### Do this
Write out the records below word for word, please.
▼
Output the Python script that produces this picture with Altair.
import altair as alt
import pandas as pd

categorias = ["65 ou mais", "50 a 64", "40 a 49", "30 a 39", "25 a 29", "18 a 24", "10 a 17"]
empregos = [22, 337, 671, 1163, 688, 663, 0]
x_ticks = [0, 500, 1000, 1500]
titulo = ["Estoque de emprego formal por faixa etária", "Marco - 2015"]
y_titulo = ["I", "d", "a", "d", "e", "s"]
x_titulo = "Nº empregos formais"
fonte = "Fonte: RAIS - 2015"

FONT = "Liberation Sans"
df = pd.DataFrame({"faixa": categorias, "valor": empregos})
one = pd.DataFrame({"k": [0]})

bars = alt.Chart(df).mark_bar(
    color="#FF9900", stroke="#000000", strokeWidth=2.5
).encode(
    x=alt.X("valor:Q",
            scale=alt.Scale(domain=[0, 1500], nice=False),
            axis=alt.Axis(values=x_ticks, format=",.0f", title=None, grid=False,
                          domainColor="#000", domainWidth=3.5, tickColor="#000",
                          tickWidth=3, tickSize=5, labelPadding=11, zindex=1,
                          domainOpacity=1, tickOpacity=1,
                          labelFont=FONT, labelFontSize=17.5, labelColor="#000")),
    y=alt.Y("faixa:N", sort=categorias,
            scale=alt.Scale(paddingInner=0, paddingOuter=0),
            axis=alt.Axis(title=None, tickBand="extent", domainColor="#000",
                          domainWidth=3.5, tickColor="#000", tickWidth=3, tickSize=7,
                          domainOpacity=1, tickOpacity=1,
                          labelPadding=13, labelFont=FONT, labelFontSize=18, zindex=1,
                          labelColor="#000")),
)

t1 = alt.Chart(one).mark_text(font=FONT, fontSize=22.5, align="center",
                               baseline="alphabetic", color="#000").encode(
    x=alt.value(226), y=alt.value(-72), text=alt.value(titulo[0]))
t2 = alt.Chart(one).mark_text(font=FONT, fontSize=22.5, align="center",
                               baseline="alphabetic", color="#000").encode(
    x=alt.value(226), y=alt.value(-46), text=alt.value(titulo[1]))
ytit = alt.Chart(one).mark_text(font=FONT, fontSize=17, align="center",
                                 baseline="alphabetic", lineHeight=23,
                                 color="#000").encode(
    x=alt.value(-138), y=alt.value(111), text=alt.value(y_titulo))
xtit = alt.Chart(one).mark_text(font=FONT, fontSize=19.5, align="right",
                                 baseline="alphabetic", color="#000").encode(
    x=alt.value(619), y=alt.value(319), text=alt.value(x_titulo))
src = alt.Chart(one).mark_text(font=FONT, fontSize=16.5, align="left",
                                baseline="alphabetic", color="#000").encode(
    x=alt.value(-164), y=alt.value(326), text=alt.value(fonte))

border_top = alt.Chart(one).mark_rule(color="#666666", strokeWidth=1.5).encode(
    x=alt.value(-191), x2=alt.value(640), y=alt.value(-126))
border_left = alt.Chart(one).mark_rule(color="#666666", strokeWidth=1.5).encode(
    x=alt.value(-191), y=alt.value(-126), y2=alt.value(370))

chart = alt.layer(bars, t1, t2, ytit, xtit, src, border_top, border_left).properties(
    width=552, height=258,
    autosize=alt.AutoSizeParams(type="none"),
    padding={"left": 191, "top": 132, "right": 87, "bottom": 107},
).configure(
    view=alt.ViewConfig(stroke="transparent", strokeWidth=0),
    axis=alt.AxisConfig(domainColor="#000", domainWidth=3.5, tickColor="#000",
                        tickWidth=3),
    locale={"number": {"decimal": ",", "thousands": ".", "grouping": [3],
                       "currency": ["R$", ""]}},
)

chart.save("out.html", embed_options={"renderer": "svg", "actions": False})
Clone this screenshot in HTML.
▲
### Output of the task
Output the Python script that produces this picture with Altair.
import altair as alt
import pandas as pd

categorias = ["65 ou mais", "50 a 64", "40 a 49", "30 a 39", "25 a 29", "18 a 24", "10 a 17"]
empregos = [22, 337, 671, 1163, 688, 663, 0]
x_ticks = [0, 500, 1000, 1500]
titulo = ["Estoque de emprego formal por faixa etária", "Marco - 2015"]
y_titulo = ["I", "d", "a", "d", "e", "s"]
x_titulo = "Nº empregos formais"
fonte = "Fonte: RAIS - 2015"

FONT = "Liberation Sans"
df = pd.DataFrame({"faixa": categorias, "valor": empregos})
one = pd.DataFrame({"k": [0]})

bars = alt.Chart(df).mark_bar(
    color="#FF9900", stroke="#000000", strokeWidth=2.5
).encode(
    x=alt.X("valor:Q",
            scale=alt.Scale(domain=[0, 1500], nice=False),
            axis=alt.Axis(values=x_ticks, format=",.0f", title=None, grid=False,
                          domainColor="#000", domainWidth=3.5, tickColor="#000",
                          tickWidth=3, tickSize=5, labelPadding=11, zindex=1,
                          domainOpacity=1, tickOpacity=1,
                          labelFont=FONT, labelFontSize=17.5, labelColor="#000")),
    y=alt.Y("faixa:N", sort=categorias,
            scale=alt.Scale(paddingInner=0, paddingOuter=0),
            axis=alt.Axis(title=None, tickBand="extent", domainColor="#000",
                          domainWidth=3.5, tickColor="#000", tickWidth=3, tickSize=7,
                          domainOpacity=1, tickOpacity=1,
                          labelPadding=13, labelFont=FONT, labelFontSize=18, zindex=1,
                          labelColor="#000")),
)

t1 = alt.Chart(one).mark_text(font=FONT, fontSize=22.5, align="center",
                               baseline="alphabetic", color="#000").encode(
    x=alt.value(226), y=alt.value(-72), text=alt.value(titulo[0]))
t2 = alt.Chart(one).mark_text(font=FONT, fontSize=22.5, align="center",
                               baseline="alphabetic", color="#000").encode(
    x=alt.value(226), y=alt.value(-46), text=alt.value(titulo[1]))
ytit = alt.Chart(one).mark_text(font=FONT, fontSize=17, align="center",
                                 baseline="alphabetic", lineHeight=23,
                                 color="#000").encode(
    x=alt.value(-138), y=alt.value(111), text=alt.value(y_titulo))
xtit = alt.Chart(one).mark_text(font=FONT, fontSize=19.5, align="right",
                                 baseline="alphabetic", color="#000").encode(
    x=alt.value(619), y=alt.value(319), text=alt.value(x_titulo))
src = alt.Chart(one).mark_text(font=FONT, fontSize=16.5, align="left",
                                baseline="alphabetic", color="#000").encode(
    x=alt.value(-164), y=alt.value(326), text=alt.value(fonte))

border_top = alt.Chart(one).mark_rule(color="#666666", strokeWidth=1.5).encode(
    x=alt.value(-191), x2=alt.value(640), y=alt.value(-126))
border_left = alt.Chart(one).mark_rule(color="#666666", strokeWidth=1.5).encode(
    x=alt.value(-191), y=alt.value(-126), y2=alt.value(370))

chart = alt.layer(bars, t1, t2, ytit, xtit, src, border_top, border_left).properties(
    width=552, height=258,
    autosize=alt.AutoSizeParams(type="none"),
    padding={"left": 191, "top": 132, "right": 87, "bottom": 107},
).configure(
    view=alt.ViewConfig(stroke="transparent", strokeWidth=0),
    axis=alt.AxisConfig(domainColor="#000", domainWidth=3.5, tickColor="#000",
                        tickWidth=3),
    locale={"number": {"decimal": ",", "thousands": ".", "grouping": [3],
                       "currency": ["R$", ""]}},
)

chart.save("out.html", embed_options={"renderer": "svg", "actions": False})
Clone this screenshot in HTML.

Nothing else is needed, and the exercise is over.